Alan Moore Commentary 5-1-2011   alanmoorecommentary.blogspot.com
    Its spring and most investors have heard the old saying, “Sell in May and go away.” That phrase was first coined in 1937 by my Uncle Walter who sold out of the stock market that year, just before it went down 35%. He didn’t go back in, choosing instead to invest in a franchise to distribute milking machines to dairy farmers (the first automatic milking machine had just been invented).  It turned out he was a great salesman; one time he sold two machines to a farmer with only one cow, and when the farmer couldn’t come up with the down payment, he took the cow as collateral. Milking it for all it was worth, in May of 1947 he sold that franchise for a big profit and retired; then he went fishing every clear day thereafter, until he died at 88. On my tenth birthday he took me on a fishing trip and I had the opportunity to ask him what he thought his greatest success was, and he said: “Sell in May and go away.” Sell what? I asked. He replied: “anything sells better in  May---- buying right is a numbers game, but selling is an art, and I was an artist………. May was my canvas.”(Uncle Walter was also an investment poet.) Being in the same boat that day, I questioned him further about his art with: “How do you know when to sell?” After a long pause, he held up the thermos bottle by his side and said: “it is like this bottle, you put something hot in it and it keeps it hot; you put something cold in it and it keeps it cold; it just knows what to do and when.  How does it know?” I was overwhelmed by his wisdom.

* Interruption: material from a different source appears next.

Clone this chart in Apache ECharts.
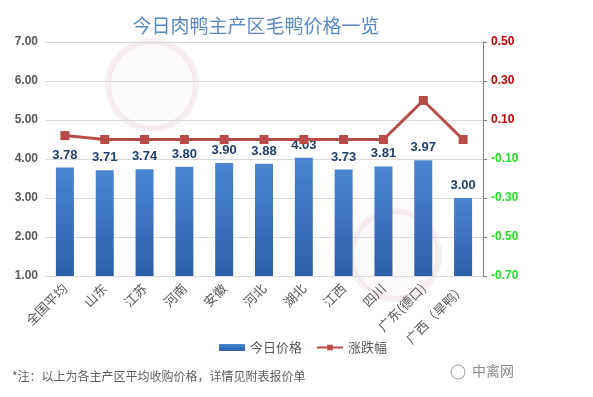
<!DOCTYPE html>
<html>
<head>
<meta charset="utf-8">
<script src="https://cdn.jsdelivr.net/npm/echarts@6/dist/echarts.min.js"></script>
<style>
  html, body { margin: 0; padding: 0; background: #fff; }
  #chart { width: 593px; height: 397px; }
</style>
</head>
<body>
<div id="chart"></div>
<script>
// 地区
const regions = ['全国平均', '山东', '江苏', '河南', '安徽', '河北', '湖北', '江西', '四川', '广东(德口)', '广西（旱鸭）'];
// 今日价格
const prices = [3.78, 3.71, 3.74, 3.80, 3.90, 3.88, 4.03, 3.73, 3.81, 3.97, 3.00];
// 涨跌幅
const changes = [0.02, 0.00, 0.00, 0.00, 0.00, 0.00, 0.00, 0.00, 0.00, 0.20, 0.00];
const leftTicks = [1, 7, 1];
const rightTicks = [-0.7, 0.5, 0.2];

const chart = echarts.init(document.getElementById('chart'));

const fontCN = '"Noto Sans CJK SC", "Noto Sans", sans-serif';

chart.setOption({
    backgroundColor: '#fff',
    animation: false,
    title: {
        text: '今日肉鸭主产区毛鸭价格一览',
        left: 251,
        top: 11,
        textAlign: 'center',
        textStyle: { color: '#5A8AC6', fontSize: 19, fontWeight: 'normal', fontFamily: fontCN }
    },
    grid: { left: 45, right: 110, top: 42, bottom: 121 },
    legend: {
        bottom: 38,
        left: 214,
        itemWidth: 26,
        itemHeight: 7,
        itemGap: 14,
        textStyle: { color: '#595959', fontSize: 13, fontFamily: fontCN },
        data: [
            { name: '今日价格', icon: 'rect' },
            { name: '涨跌幅' }
        ]
    },
    xAxis: {
        type: 'category',
        data: regions,
        axisLine: { show: false },
        axisTick: { show: false },
        axisLabel: {
            rotate: 45,
            interval: 0,
            margin: 10,
            color: '#595959',
            fontSize: 13,
            fontFamily: fontCN
        }
    },
    yAxis: [
        {
            type: 'value',
            min: leftTicks[0],
            max: leftTicks[1],
            interval: leftTicks[2],
            axisLine: { show: false },
            axisTick: { show: false },
            splitLine: { lineStyle: { color: '#D9D9D9', width: 1 } },
            axisLabel: {
                color: '#595959',
                fontSize: 12,
                fontWeight: 'bold',
                fontFamily: 'Liberation Sans, Arial',
                margin: 7,
                formatter: v => v.toFixed(2)
            }
        },
        {
            type: 'value',
            min: rightTicks[0],
            max: rightTicks[1],
            interval: rightTicks[2],
            position: 'right',
            axisLine: { show: true, lineStyle: { color: '#7F7F7F', width: 1 } },
            axisTick: { show: true, length: 4, lineStyle: { color: '#7F7F7F' } },
            splitLine: { show: false },
            axisLabel: {
                fontSize: 12,
                fontWeight: 'bold',
                fontFamily: 'Liberation Sans, Arial',
                margin: 8,
                formatter: v => {
                    let s = v.toFixed(2);
                    return v >= 0 ? '{pos|' + s + '}' : '{neg|' + s + '}';
                },
                rich: {
                    pos: { color: '#C00000', fontSize: 12, fontWeight: 'bold', fontFamily: 'Liberation Sans, Arial' },
                    neg: { color: '#22DD22', fontSize: 12, fontWeight: 'bold', fontFamily: 'Liberation Sans, Arial' }
                }
            }
        }
    ],
    graphic: [
        {
            type: 'circle', shape: { cx: 152, cy: 85, r: 44 }, z: -1,
            style: { fill: 'rgba(200,150,170,0.06)', stroke: 'rgba(190,120,150,0.12)', lineWidth: 6 }
        },
        {
            type: 'circle', shape: { cx: 395, cy: 255, r: 44 }, z: -1,
            style: { fill: 'rgba(200,150,170,0.06)', stroke: 'rgba(190,120,150,0.12)', lineWidth: 6 }
        },
        {
            type: 'text', left: 12, top: 370,
            style: { text: '*注：以上为各主产区平均收购价格，详情见附表报价单', fill: '#5E5E5E', fontSize: 12, fontFamily: '"Noto Sans CJK SC", serif' }
        },
        {
            type: 'circle', shape: { cx: 458, cy: 372, r: 7 },
            style: { fill: 'none', stroke: '#9A9A9A', lineWidth: 1 }
        },
        {
            type: 'text', left: 472, top: 364,
            style: { text: '中禽网', fill: '#8A8A8A', fontSize: 14, fontFamily: fontCN }
        }
    ],
    series: [
        {
            name: '今日价格',
            type: 'bar',
            yAxisIndex: 0,
            barWidth: 18,
            itemStyle: {
                color: new echarts.graphic.LinearGradient(0, 0, 0, 1, [
                    { offset: 0, color: '#4A86D1' },
                    { offset: 1, color: '#2C5FA9' }
                ])
            },
            label: {
                show: true,
                position: 'top',
                distance: 6,
                color: '#1F3F6E',
                fontSize: 13,
                fontWeight: 'bold',
                fontFamily: 'Liberation Sans, Arial',
                formatter: p => p.value.toFixed(2)
            },
            data: prices
        },
        {
            name: '涨跌幅',
            type: 'line',
            yAxisIndex: 1,
            symbol: 'rect',
            symbolSize: 9,
            lineStyle: { color: '#B84A48', width: 3 },
            itemStyle: { color: '#B84A48' },
            data: changes
        }
    ]
});
</script>
</body>
</html>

   Forty years went by before I understood what he meant, when I read an academic study going back to 1885 that said 66% of the time the market goes lower after May and doesn’t pick up until winter comes. Somehow, Uncle Walter knew that before the PHDs did. He also didn’t worry about the other 34% happening: “No sense crying over spilt milk,” he would say; “there is still enough milk in the jar to feed the baby.” (Uncle Walter was a master of metaphor)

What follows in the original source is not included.